>> start DATA

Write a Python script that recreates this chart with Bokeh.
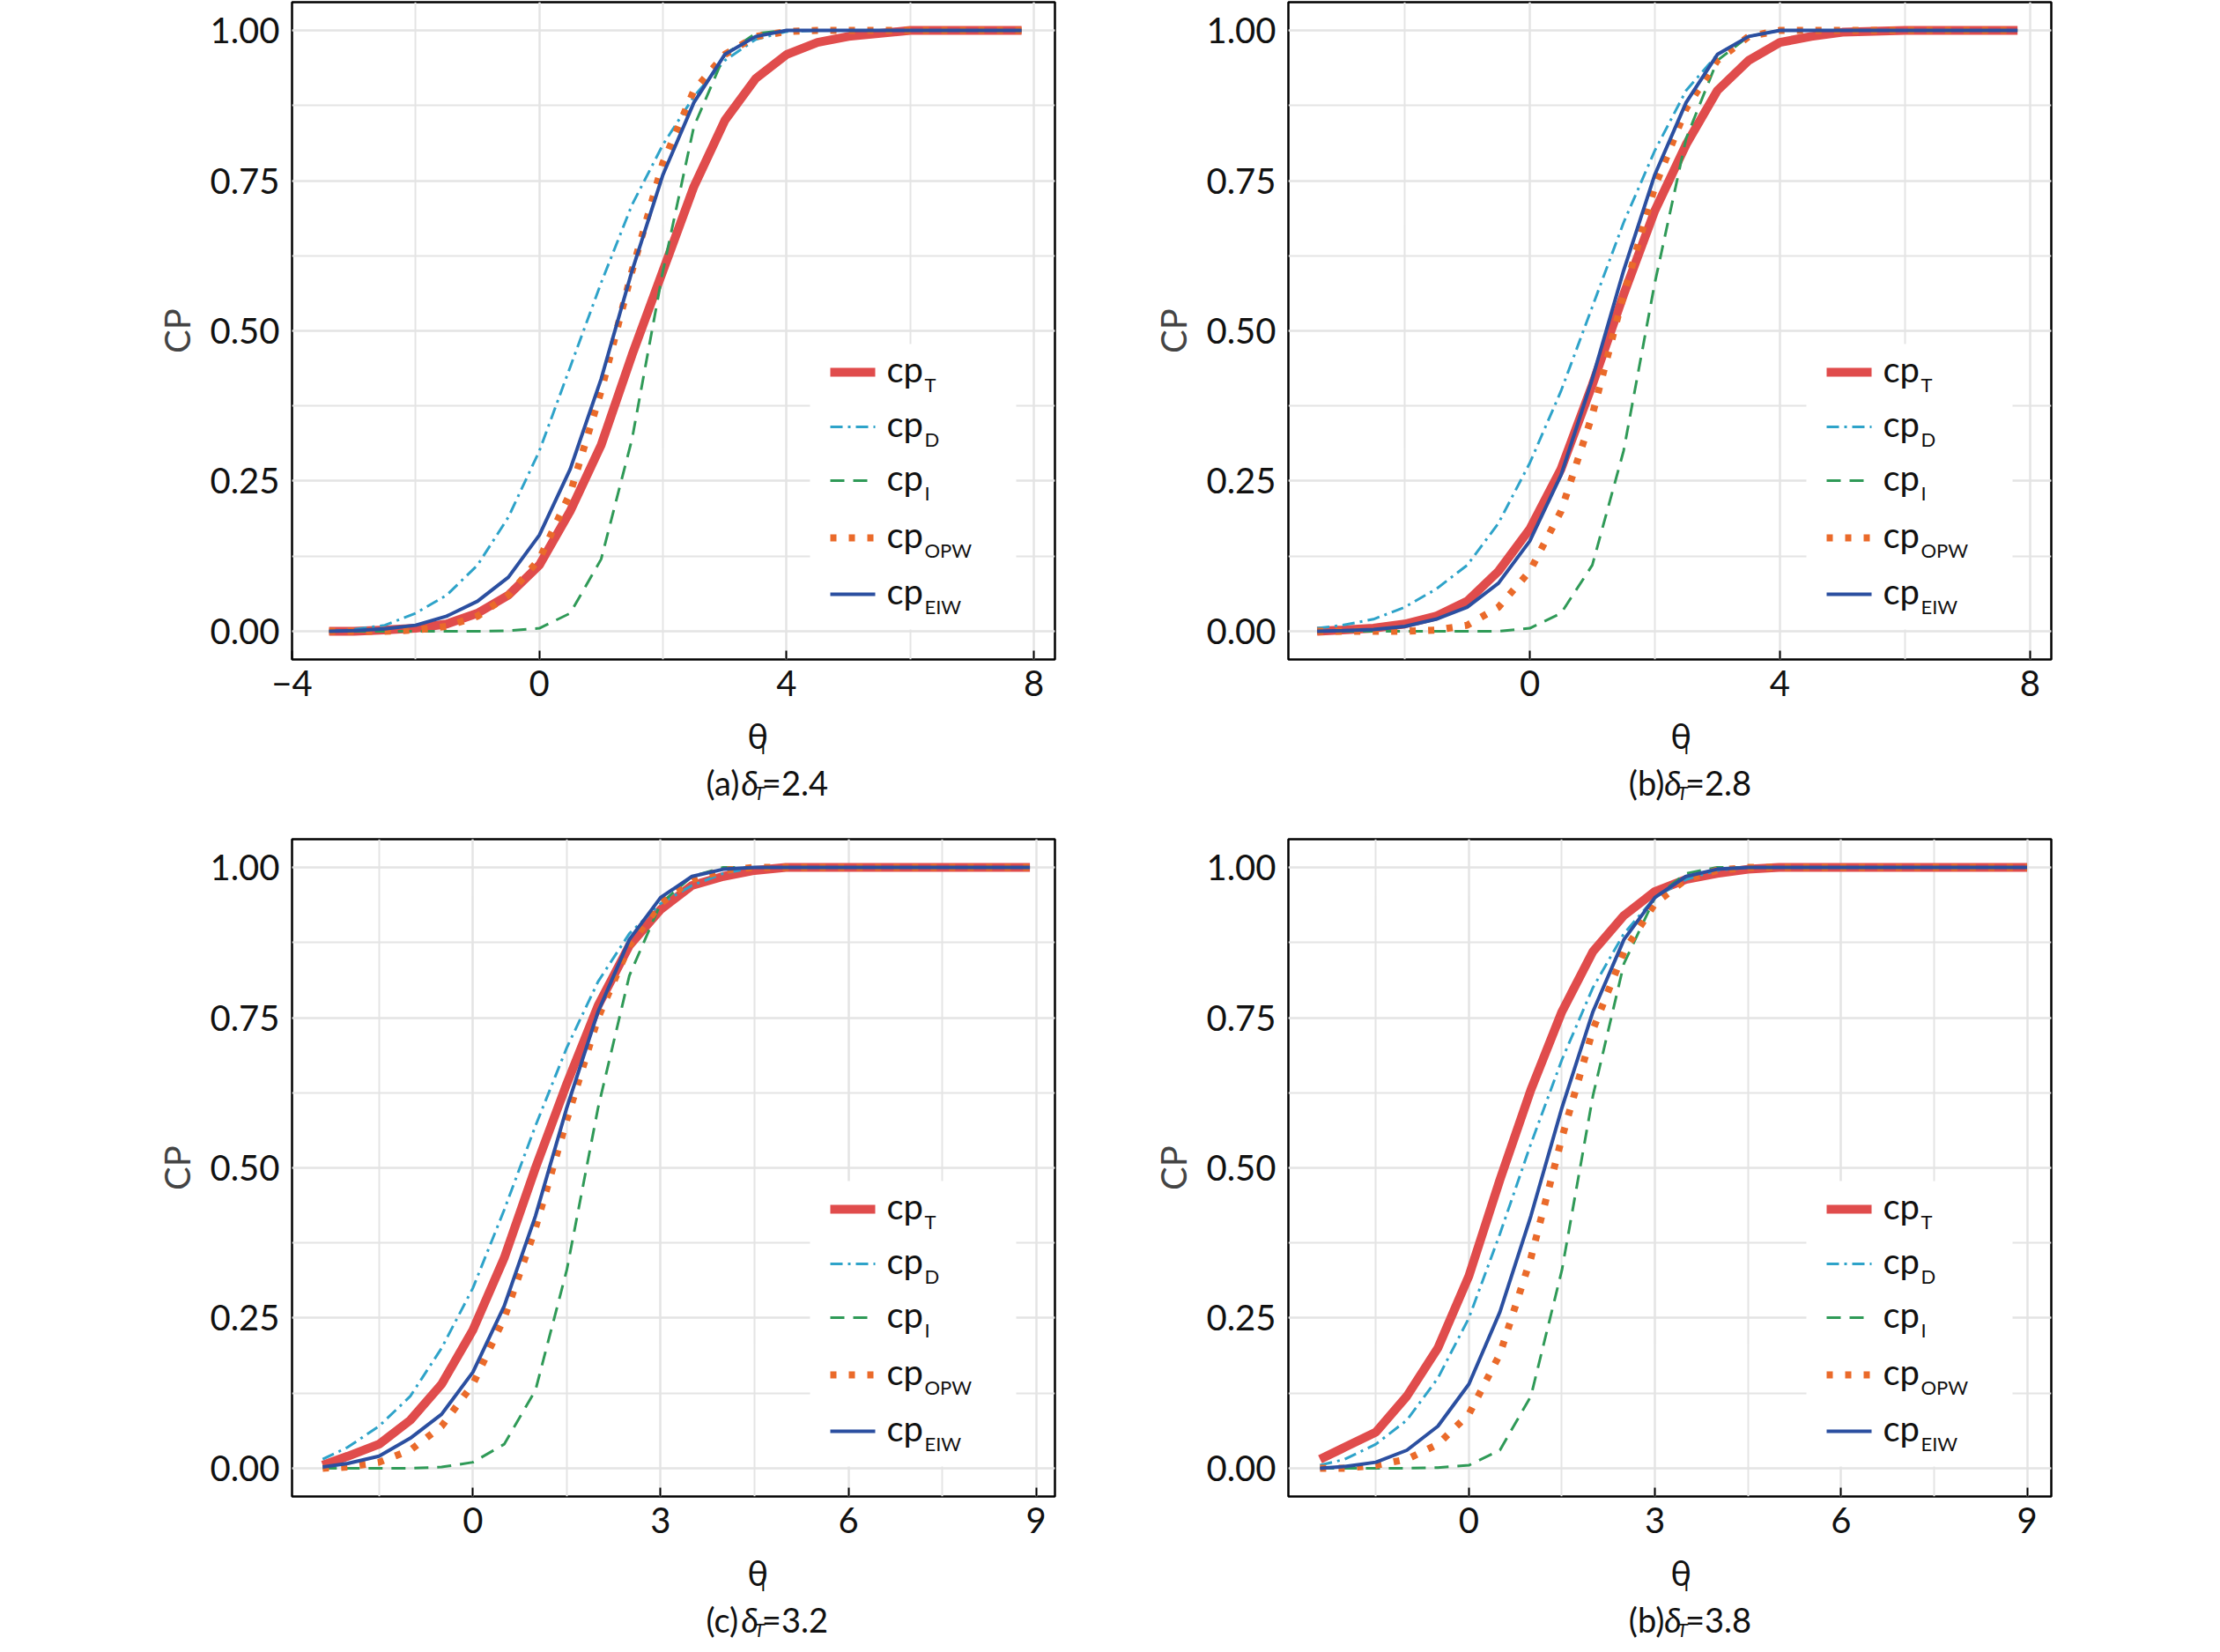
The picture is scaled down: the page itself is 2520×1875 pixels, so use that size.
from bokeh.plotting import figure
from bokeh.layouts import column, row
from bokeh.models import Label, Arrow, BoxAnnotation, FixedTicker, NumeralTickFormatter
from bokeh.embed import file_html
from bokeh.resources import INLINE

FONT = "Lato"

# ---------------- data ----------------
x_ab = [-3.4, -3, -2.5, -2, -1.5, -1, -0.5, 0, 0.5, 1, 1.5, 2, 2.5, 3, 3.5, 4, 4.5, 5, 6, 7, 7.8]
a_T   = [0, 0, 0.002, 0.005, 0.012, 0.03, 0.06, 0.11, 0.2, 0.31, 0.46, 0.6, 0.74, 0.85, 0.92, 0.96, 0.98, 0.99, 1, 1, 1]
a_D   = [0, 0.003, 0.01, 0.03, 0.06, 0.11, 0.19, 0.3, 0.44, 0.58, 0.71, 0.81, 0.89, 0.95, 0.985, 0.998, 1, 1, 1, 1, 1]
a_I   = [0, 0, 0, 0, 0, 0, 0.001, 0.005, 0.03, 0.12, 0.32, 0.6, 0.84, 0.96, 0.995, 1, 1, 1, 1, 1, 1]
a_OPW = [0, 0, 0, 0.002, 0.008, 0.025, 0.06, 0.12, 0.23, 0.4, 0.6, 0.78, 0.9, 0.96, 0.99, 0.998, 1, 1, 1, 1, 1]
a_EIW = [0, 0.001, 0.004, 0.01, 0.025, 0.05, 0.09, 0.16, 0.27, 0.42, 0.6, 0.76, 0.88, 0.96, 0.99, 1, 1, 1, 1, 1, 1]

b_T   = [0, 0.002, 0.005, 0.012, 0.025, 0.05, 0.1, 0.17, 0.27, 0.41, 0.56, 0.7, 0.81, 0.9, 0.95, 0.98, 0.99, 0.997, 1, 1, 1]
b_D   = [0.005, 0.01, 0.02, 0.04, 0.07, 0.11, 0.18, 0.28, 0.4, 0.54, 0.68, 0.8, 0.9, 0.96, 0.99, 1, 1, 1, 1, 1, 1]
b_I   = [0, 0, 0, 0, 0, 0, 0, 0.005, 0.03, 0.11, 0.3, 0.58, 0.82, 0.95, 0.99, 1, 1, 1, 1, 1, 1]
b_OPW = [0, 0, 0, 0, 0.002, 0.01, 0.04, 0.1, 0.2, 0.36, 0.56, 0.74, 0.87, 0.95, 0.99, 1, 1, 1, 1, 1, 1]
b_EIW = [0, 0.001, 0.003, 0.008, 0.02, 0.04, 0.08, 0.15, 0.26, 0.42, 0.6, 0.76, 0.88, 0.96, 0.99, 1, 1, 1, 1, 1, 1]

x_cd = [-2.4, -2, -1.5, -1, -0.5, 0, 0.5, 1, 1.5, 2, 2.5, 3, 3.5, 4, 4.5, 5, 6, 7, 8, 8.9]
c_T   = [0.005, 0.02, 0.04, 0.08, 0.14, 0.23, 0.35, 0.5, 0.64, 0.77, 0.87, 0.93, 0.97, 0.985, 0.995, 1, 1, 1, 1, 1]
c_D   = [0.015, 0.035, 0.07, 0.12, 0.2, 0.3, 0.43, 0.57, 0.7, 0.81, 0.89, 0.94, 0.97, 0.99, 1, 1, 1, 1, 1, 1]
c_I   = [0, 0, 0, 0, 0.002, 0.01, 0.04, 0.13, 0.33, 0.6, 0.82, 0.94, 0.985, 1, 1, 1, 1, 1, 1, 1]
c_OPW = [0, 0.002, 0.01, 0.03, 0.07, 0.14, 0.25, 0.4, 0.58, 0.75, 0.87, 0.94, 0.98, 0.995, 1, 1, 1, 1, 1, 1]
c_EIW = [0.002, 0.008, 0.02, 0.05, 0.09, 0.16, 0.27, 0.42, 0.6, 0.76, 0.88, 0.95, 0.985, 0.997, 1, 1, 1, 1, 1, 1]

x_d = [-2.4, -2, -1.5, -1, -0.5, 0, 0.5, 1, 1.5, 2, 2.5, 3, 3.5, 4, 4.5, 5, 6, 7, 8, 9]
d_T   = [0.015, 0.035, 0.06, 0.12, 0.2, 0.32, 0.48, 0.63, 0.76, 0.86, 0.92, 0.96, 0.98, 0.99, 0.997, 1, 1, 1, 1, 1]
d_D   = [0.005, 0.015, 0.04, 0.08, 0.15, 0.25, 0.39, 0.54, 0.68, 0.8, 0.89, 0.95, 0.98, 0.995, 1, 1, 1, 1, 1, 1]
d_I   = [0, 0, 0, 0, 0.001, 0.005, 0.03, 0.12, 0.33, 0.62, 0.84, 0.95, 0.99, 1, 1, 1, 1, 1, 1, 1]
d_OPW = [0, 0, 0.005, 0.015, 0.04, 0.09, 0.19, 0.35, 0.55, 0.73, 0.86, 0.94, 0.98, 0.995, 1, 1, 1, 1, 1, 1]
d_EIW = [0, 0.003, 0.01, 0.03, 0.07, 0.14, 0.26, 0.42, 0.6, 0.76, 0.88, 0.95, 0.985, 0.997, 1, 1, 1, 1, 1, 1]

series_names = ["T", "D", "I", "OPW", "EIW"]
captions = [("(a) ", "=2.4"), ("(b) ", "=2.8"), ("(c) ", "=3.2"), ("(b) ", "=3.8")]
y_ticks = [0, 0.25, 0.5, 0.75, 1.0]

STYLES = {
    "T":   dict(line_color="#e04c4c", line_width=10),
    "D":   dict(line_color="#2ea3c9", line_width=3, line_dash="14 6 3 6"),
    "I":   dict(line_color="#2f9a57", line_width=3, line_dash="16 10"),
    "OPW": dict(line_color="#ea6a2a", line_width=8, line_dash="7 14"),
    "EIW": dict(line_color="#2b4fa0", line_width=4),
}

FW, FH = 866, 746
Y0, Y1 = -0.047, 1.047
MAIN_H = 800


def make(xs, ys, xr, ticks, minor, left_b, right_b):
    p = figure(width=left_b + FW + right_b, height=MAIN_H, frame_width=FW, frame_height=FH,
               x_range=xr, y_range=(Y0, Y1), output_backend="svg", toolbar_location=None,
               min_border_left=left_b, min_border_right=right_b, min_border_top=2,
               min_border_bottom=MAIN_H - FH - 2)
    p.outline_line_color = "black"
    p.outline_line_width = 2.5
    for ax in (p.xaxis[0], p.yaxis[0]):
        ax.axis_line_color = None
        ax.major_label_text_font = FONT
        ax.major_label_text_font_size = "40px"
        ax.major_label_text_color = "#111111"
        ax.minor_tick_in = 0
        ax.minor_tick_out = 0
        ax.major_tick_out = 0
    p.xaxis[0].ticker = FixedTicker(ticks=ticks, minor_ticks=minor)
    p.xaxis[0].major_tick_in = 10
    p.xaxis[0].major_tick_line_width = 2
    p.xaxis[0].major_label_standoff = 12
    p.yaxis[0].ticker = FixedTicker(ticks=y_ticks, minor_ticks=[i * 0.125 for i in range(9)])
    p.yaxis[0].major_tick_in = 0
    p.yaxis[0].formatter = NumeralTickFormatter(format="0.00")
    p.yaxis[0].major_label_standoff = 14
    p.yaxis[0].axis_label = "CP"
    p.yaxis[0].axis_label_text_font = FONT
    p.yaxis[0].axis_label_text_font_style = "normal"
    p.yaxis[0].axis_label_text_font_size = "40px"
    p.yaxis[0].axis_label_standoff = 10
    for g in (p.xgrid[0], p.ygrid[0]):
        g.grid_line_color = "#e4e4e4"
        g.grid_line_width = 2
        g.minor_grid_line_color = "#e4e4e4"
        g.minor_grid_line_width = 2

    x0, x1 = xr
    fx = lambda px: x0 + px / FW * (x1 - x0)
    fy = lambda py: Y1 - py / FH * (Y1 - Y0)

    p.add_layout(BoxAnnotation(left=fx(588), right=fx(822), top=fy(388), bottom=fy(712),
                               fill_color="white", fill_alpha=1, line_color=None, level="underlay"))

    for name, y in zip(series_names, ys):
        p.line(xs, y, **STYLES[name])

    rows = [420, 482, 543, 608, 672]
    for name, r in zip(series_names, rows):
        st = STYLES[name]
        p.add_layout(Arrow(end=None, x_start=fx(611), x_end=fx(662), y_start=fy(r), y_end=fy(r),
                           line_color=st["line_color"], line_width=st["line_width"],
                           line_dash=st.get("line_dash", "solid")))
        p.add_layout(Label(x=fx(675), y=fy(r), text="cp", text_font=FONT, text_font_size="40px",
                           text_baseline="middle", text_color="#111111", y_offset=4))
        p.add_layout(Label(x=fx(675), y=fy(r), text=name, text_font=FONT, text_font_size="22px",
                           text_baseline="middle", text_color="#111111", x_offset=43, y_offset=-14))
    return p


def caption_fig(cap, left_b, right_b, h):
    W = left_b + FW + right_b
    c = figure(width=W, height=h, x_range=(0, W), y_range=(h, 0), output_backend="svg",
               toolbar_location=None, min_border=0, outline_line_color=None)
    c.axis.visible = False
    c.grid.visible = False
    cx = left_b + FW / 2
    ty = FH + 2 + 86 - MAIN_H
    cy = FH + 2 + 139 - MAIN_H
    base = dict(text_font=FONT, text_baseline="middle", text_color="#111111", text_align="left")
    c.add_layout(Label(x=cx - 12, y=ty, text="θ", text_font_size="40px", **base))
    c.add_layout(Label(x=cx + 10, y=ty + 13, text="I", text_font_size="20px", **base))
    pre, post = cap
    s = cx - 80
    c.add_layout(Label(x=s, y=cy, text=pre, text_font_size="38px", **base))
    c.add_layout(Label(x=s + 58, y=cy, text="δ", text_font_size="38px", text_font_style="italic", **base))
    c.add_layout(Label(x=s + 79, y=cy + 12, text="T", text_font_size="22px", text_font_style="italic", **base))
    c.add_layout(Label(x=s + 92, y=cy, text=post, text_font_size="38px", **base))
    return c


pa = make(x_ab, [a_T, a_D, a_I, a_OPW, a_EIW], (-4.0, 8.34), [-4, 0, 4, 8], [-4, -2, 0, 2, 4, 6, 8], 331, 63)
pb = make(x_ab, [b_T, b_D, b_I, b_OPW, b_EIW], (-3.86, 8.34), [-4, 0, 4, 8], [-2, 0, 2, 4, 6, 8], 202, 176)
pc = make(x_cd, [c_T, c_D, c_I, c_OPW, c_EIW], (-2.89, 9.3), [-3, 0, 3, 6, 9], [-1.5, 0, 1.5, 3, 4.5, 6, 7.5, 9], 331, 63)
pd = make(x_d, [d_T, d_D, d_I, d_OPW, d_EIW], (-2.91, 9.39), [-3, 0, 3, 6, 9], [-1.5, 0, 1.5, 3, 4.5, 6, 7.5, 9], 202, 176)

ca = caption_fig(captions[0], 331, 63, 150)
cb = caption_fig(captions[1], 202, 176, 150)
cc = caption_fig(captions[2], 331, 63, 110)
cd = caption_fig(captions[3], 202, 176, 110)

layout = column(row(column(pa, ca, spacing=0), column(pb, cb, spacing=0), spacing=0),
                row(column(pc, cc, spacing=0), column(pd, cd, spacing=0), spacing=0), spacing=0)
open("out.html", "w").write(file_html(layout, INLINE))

>> end DATA

- PROBLEM STATEMENT
Which lines hold the word "that"? Copy all of them.

- TASK RESPONSE
Write a Python script that recreates this chart with Bokeh.
The picture is scaled down: the page itself is 2520×1875 pixels, so use that size.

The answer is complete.